The University of Colorado, Boulder campus was an early adopter of Science DMZ technologies. Their core network features an immediate split into a protected campus infrastructure (beyond a firewall), as well as a research network (RCNet) that delivers unprotected functionality directly to campus consumers. Figure 1 shows the basic breakdown of this network, along with the placement of measurement tools provided by perfSONAR.


Figure 1: University of Colorado campus core network, showing the core split of functionality to support a Science DMZ.

The physics department, a participant in the Compact Muon Solenoid (CMS) experiment affiliated with the LHC project, is a heavy user of campus network resources. It is common to have multiple streams of traffic approaching an aggregate of 5 Gbps affiliated with this research group. As demand for resources increased, the physics group connected additional computation and storage to their local network. Figure 2 shows these additional 1 Gbps connections as they entered into the portion of the RCNet on campus.

Figure 2: University of Colorado Network showing physics group connectivity.

Despite the initial care in design of the network, overall performance began to suffer during heavy use times on the campus. Passive and active perfSONAR monitoring alerted to low throughput to downstream facilities, as well as the presence of dropped packets on several network devices. Further investigation was able to correlate the dropped packets to three main factors:

  1. Increased number of connected hosts,
  2. Increased network demand per host,
  3. Lack of tunable memory on certain network devices in the path.

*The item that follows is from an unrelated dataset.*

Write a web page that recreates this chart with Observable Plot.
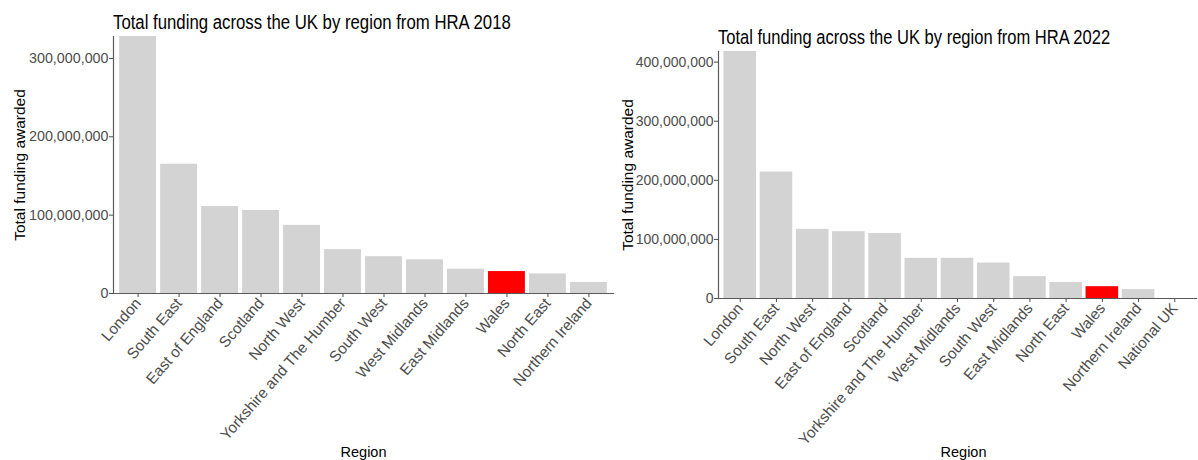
<!DOCTYPE html>
<html>
<head>
<meta charset="utf-8">
<script src="https://cdn.jsdelivr.net/npm/d3@7"></script>
<script src="https://cdn.jsdelivr.net/npm/@observablehq/plot@0.6"></script>
<style>
  html, body { margin: 0; padding: 0; background: #fff; }
  #page { position: relative; width: 1198px; height: 460px; overflow: hidden; }
  .panel { position: absolute; top: 0; }
  .title { position: absolute; font-family: "Liberation Sans", Arial, sans-serif; font-size: 20px; line-height: 20px; color: #000; white-space: nowrap; transform-origin: 0 50%; }
  svg { display: block; }
</style>
</head>
<body>
<div id="page">
  <div class="panel" id="left" style="left:0px;width:620px;"></div>
  <div class="panel" id="right" style="left:600px;width:598px;"></div>
  <div class="title" style="left:113px;top:12px;transform:scaleX(0.838);">Total funding across the UK by region from HRA 2018</div>
  <div class="title" style="left:718px;top:27px;transform:scaleX(0.826);">Total funding across the UK by region from HRA 2022</div>
</div>
<script>
// ---- Data ----
const regions2018 = ["London", "South East", "East of England", "Scotland", "North West", "Yorkshire and The Humber", "South West", "West Midlands", "East Midlands", "Wales", "North East", "Northern Ireland"];
const funding2018 = [328000000, 165000000, 111000000, 106000000, 87000000, 56000000, 47000000, 43000000, 31000000, 28000000, 25000000, 14000000];
const yTicks2018 = [0, 100000000, 200000000, 300000000];

const regions2022 = ["London", "South East", "North West", "East of England", "Scotland", "Yorkshire and The Humber", "West Midlands", "South West", "East Midlands", "North East", "Wales", "Northern Ireland", "National UK"];
const funding2022 = [418000000, 214000000, 117000000, 113000000, 110000000, 68000000, 68000000, 60000000, 37000000, 27000000, 20000000, 15000000, 0];
const yTicks2022 = [0, 100000000, 200000000, 300000000, 400000000];

const highlightRegion = "Wales";
const barColor = "#D3D3D3";
const highlightColor = "#FF0000";
const xTitle = "Region";
const yTitle = "Total funding awarded";

const regular = "'Liberation Sans', Arial, sans-serif";
const tickGray = "#4D4D4D";
const axisGray = "#5A5A5A";

function chart(regions, values, yTicks, o) {
  const data = regions.map((r, i) => ({region: r, value: values[i], color: r === highlightRegion ? highlightColor : barColor}));
  return Plot.plot({
    width: o.width,
    height: 460,
    marginTop: o.marginTop,
    marginBottom: 460 - o.baseline,
    marginLeft: o.marginLeft,
    marginRight: o.marginRight,
    style: {fontFamily: regular, background: "transparent", overflow: "visible"},
    x: {domain: regions, paddingInner: 0.1, paddingOuter: 0.15, round: false},
    y: {domain: [0, d3.max(values)]},
    color: {type: "identity"},
    marks: [
      Plot.barY(data, {x: "region", y: "value", fill: "color"}),
      Plot.frame({anchor: "left", stroke: axisGray, strokeWidth: 1.2}),
      Plot.frame({anchor: "bottom", stroke: axisGray, strokeWidth: 1.2}),
      Plot.axisY({ticks: yTicks, tickFormat: d3.format(","), label: null, tickSize: 4, tickPadding: 1, color: tickGray, fontSize: o.tickFont}),
      Plot.axisY({ticks: [], label: yTitle, labelAnchor: "center", labelArrow: "none", labelOffset: o.yLabelOffset, color: "#000", fontSize: 15.5}),
      Plot.axisX({tickRotate: -49, label: null, tickSize: 4, tickPadding: 3, color: tickGray, fontSize: 15.3}),
      Plot.text([xTitle], {frameAnchor: "bottom", lineAnchor: "middle", dy: o.xTitleDy, dx: o.xTitleDx, fill: "#000", fontSize: 14.5})
    ]
  });
}

document.getElementById("left").append(chart(regions2018, funding2018, yTicks2018, {
  width: 620, marginTop: 36, baseline: 293, marginLeft: 113, marginRight: 7, yLabelOffset: 100, xTitleDy: 159, xTitleDx: 0, tickFont: 14.3
}));
document.getElementById("right").append(chart(regions2022, funding2022, yTicks2022, {
  width: 598, marginTop: 51, baseline: 298, marginLeft: 118, marginRight: 2, yLabelOffset: 97, xTitleDy: 154, xTitleDx: 6, tickFont: 14
}));
</script>
</body>
</html>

Replacement hardware was installed to alleviate this bottleneck in the network, but the problem remained upon initial observation. After additional investigation by the vendor and performance engineers, it was revealed that the unique operating environment (e.g., high "fan-out" that featured multiple 1 Gbps connections feeding a single 10 Gbps connection) was contributing to the problem. Instead of operating in the default "cut-through" mode, the switch was forced to drop down into a "store-and-forward" mode where buffers limit capacity; this behavior reduced performance by delaying or dropping excess network traffic.

After a fix was implemented by the vendor and additional changes to the architecture were implemented, performance returned to near line rate for each member of the physics computation cluster.